There are of course some metrics that can be used, but we think their use is limited. For instance, one can count the number of documents scanned into a library, or the number of queries run at a server. But the raw number of documents or queries does not reflect the quality of the information. Furthermore, it is not easy to come up with an overall meaningful target for those metrics.

Traditional information retrieval metrics such as precision and recall also are limited when applied to huge heterogeneous collections of information. In particular, it is difficult to say what the representative queries are, and it is hard to know how many documents were missed by a particular search. (It could take a lifetime to examine manually all reachable documents to see which were actually relevant.)
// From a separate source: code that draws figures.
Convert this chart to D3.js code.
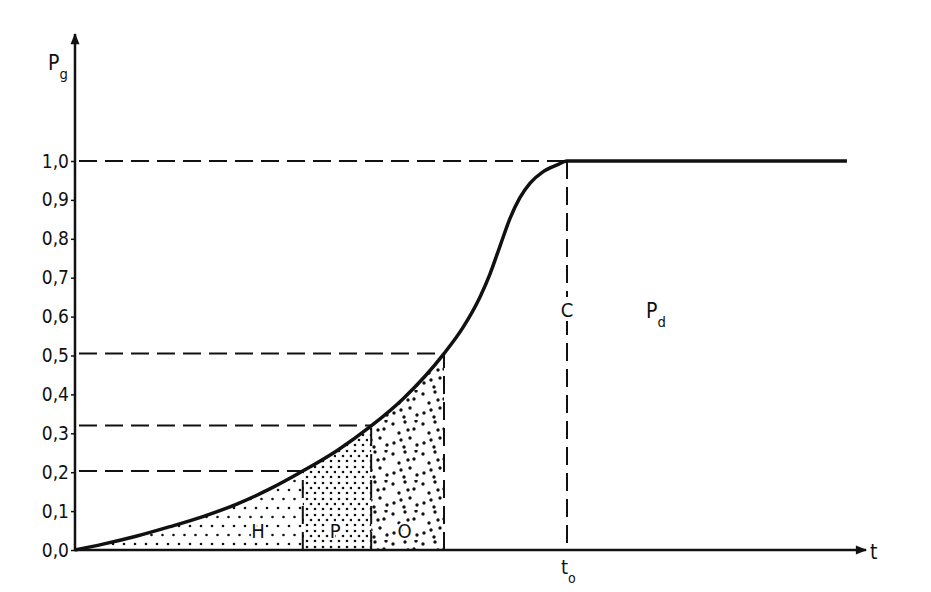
<!DOCTYPE html>
<meta charset="utf-8">
<html>
<head>
<style>
  body { margin: 0; background: #fff; }
  text { font-family: 'DejaVu Sans', sans-serif; font-stretch: condensed; fill: #111; }
  .dash { stroke: #111; stroke-width: 2; stroke-dasharray: 18 8; fill: none; }
</style>
</head>
<body>
<svg width="931" height="592"></svg>
<script src="https://cdn.jsdelivr.net/npm/d3@7"></script>
<script>
// curve (t in units of t0, P between 0 and 1)
var curveT = [0, 0.057, 0.126, 0.193, 0.260, 0.329, 0.396, 0.463, 0.533, 0.600, 0.667, 0.750,
              0.789, 0.823, 0.843, 0.864, 0.884, 0.904, 0.925, 0.951, 0.980, 1.0, 1.569];
var curveP = [0, 0.015, 0.036, 0.060, 0.086, 0.118, 0.157, 0.203, 0.256, 0.317, 0.389, 0.505,
              0.573, 0.650, 0.708, 0.782, 0.852, 0.905, 0.943, 0.972, 0.990, 1.0, 1.0];

var yTicks = [0, 0.1, 0.2, 0.3, 0.4, 0.5, 0.6, 0.7, 0.8, 0.9, 1.0];

// dashed guide levels and where they meet the curve
var levelP = [0.203, 0.32, 0.505, 1.0];
var levelT = [0.463, 0.602, 0.750, 1.0];

// shaded zones under the curve
var zoneNames = ["H", "P", "O"];
var zoneStart = [0, 0.463, 0.602];
var zoneEnd = [0.463, 0.602, 0.750];
var zoneLabelT = [0.372, 0.529, 0.67];

var t0 = 1.0;

var svg = d3.select("svg");

var x = d3.scaleLinear().domain([0, 1]).range([75, 567]);
var y = d3.scaleLinear().domain([0, 1]).range([550, 161]);

var pts = curveT.map(function(t, i) { return [t, curveP[i]]; });

var defs = svg.append("defs");

defs.append("marker")
    .attr("id", "arrow")
    .attr("viewBox", "0 0 10 10")
    .attr("refX", 9).attr("refY", 5)
    .attr("markerWidth", 6).attr("markerHeight", 4.5)
    .attr("markerUnits", "strokeWidth")
    .attr("orient", "auto")
  .append("path")
    .attr("d", "M0,1 L10,5 L0,9 Z")
    .attr("fill", "#111");

// dot textures
function dotPattern(id, w, h, dots, r) {
  var p = defs.append("pattern")
      .attr("id", id)
      .attr("patternUnits", "userSpaceOnUse")
      .attr("width", w).attr("height", h);
  dots.forEach(function(d) {
    p.append("circle").attr("cx", d[0]).attr("cy", d[1]).attr("r", r).attr("fill", "#111");
  });
}
dotPattern("dotsH", 22, 18, [[3, 4], [14, 4], [8.5, 13], [19.5, 13]], 1.3);
dotPattern("dotsP", 16, 16, [[3, 3], [11, 3], [7, 8], [15, 8], [3, 13], [11, 13]], 1.3);
dotPattern("dotsO", 30, 30, [[3, 4], [15, 2], [24, 9], [9, 13], [20, 18], [4, 23], [27, 25], [14, 27], [11, 20], [26, 1], [18, 10]], 1.7);

var area = d3.area()
    .x(function(d) { return x(d[0]); })
    .y0(y(0))
    .y1(function(d) { return y(d[1]); })
    .curve(d3.curveMonotoneX);

var patterns = ["dotsH", "dotsP", "dotsO"];
zoneNames.forEach(function(name, i) {
  defs.append("clipPath").attr("id", "clip" + i)
    .append("rect")
      .attr("x", x(zoneStart[i]))
      .attr("y", 0)
      .attr("width", x(zoneEnd[i]) - x(zoneStart[i]))
      .attr("height", y(0));
  svg.append("path")
      .datum(pts)
      .attr("d", area)
      .attr("fill", "url(#" + patterns[i] + ")")
      .attr("clip-path", "url(#clip" + i + ")");
});

// zone labels
svg.selectAll(".zone")
  .data(zoneNames)
  .enter().append("text")
    .attr("class", "zone")
    .attr("x", function(d, i) { return x(zoneLabelT[i]); })
    .attr("y", y(0) - 12)
    .attr("text-anchor", "middle")
    .attr("font-size", 20)
    .attr("stroke", "#fff").attr("stroke-width", 4).attr("paint-order", "stroke")
    .text(function(d) { return d; });

// horizontal guides
svg.selectAll(".hguide")
  .data(levelP)
  .enter().append("line")
    .attr("class", "dash")
    .attr("x1", x(0) + 4)
    .attr("x2", function(d, i) { return x(levelT[i]); })
    .attr("y1", function(d) { return y(d); })
    .attr("y2", function(d) { return y(d); });

// vertical guides at zone boundaries
svg.selectAll(".vguide")
  .data(levelT.slice(0, 3))
  .enter().append("line")
    .attr("class", "dash")
    .attr("stroke-dasharray", "14 6")
    .attr("x1", function(d) { return x(d); })
    .attr("x2", function(d) { return x(d); })
    .attr("y1", y(0))
    .attr("y2", function(d, i) { return y(levelP[i]); });

// vertical guide at t0
svg.append("line")
    .attr("class", "dash")
    .attr("stroke-dasharray", "22 9")
    .attr("x1", x(t0)).attr("x2", x(t0))
    .attr("y1", y(1)).attr("y2", y(0));

// curve
svg.append("path")
    .datum(pts)
    .attr("d", d3.line()
      .x(function(d) { return x(d[0]); })
      .y(function(d) { return y(d[1]); })
      .curve(d3.curveMonotoneX))
    .attr("fill", "none")
    .attr("stroke", "#111")
    .attr("stroke-width", 3.5);

// axes
var yAxis = d3.axisLeft(y)
    .tickValues(yTicks)
    .tickSize(4)
    .tickPadding(2)
    .tickFormat(function(d) { return d3.format(".1f")(d).replace(".", ","); });

var gy = svg.append("g")
    .attr("transform", "translate(" + x(0) + ",0)")
    .call(yAxis);
gy.select(".domain").remove();
gy.selectAll(".tick line").attr("stroke", "#111").attr("stroke-width", 1.5);
gy.selectAll(".tick text")
    .attr("font-family", "'DejaVu Sans', sans-serif")
    .attr("font-stretch", "condensed")
    .attr("font-size", 19)
    .attr("fill", "#111");

svg.append("line")
    .attr("x1", x(0)).attr("y1", y(0) + 1)
    .attr("x2", x(0)).attr("y2", 34)
    .attr("stroke", "#111").attr("stroke-width", 2.5)
    .attr("marker-end", "url(#arrow)");

svg.append("line")
    .attr("x1", x(0) - 1).attr("y1", y(0))
    .attr("x2", 866).attr("y2", y(0))
    .attr("stroke", "#111").attr("stroke-width", 2.5)
    .attr("marker-end", "url(#arrow)");

// labels
function subLabel(px, py, main, sub, size) {
  var t = svg.append("text")
      .attr("x", px).attr("y", py)
      .attr("font-size", size);
  t.append("tspan").text(main);
  t.append("tspan").attr("font-size", size * 0.7).attr("dy", size * 0.45).text(sub);
  return t;
}

subLabel(48, 70, "P", "g", 21);
subLabel(646, 318, "P", "d", 21);
subLabel(561, 574, "t", "o", 20);

svg.append("text")
    .attr("x", 870).attr("y", 559)
    .attr("font-size", 21)
    .text("t");

var cLabel = svg.append("g");
cLabel.append("rect")
    .attr("x", x(t0) - 7).attr("y", 297)
    .attr("width", 14).attr("height", 24)
    .attr("fill", "#fff");
cLabel.append("text")
    .attr("x", x(t0)).attr("y", 317)
    .attr("text-anchor", "middle")
    .attr("font-size", 20)
    .text("C");
</script>
</body>
</html>
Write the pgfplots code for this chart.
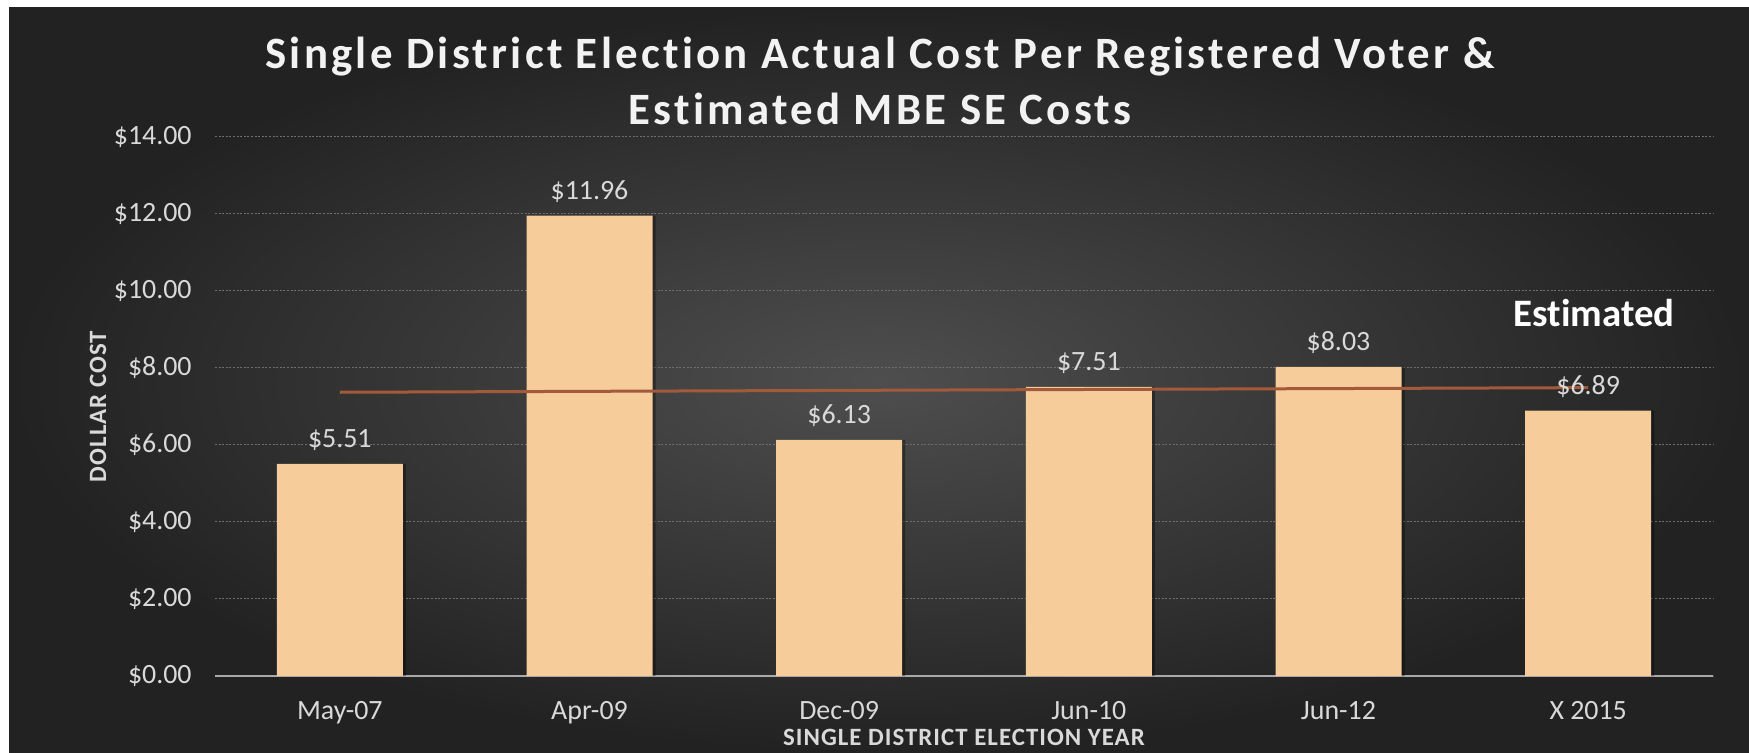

So, even though the traditional metrics will be useful in some cases, we will not be able to rely on them to evaluate progress in digital libraries. In a way, the situation is analogous to the World Wide Web (WWW) a few years ago. At that time, it would have been impossible to predict how successful the WWW would be, and how it would be used. A formal evaluation of the WWW a few years back could have easily concluded that it was not useful, for example, in terms of number of queries run, or in terms of how useful the documents were to a particular search.

Given the limitations of traditional metrics, we believe that the most promising approach is to evaluate informally what users are doing, and what services they want. This could involve informal interviews or feedback sessions with researchers implementing new services or libraries.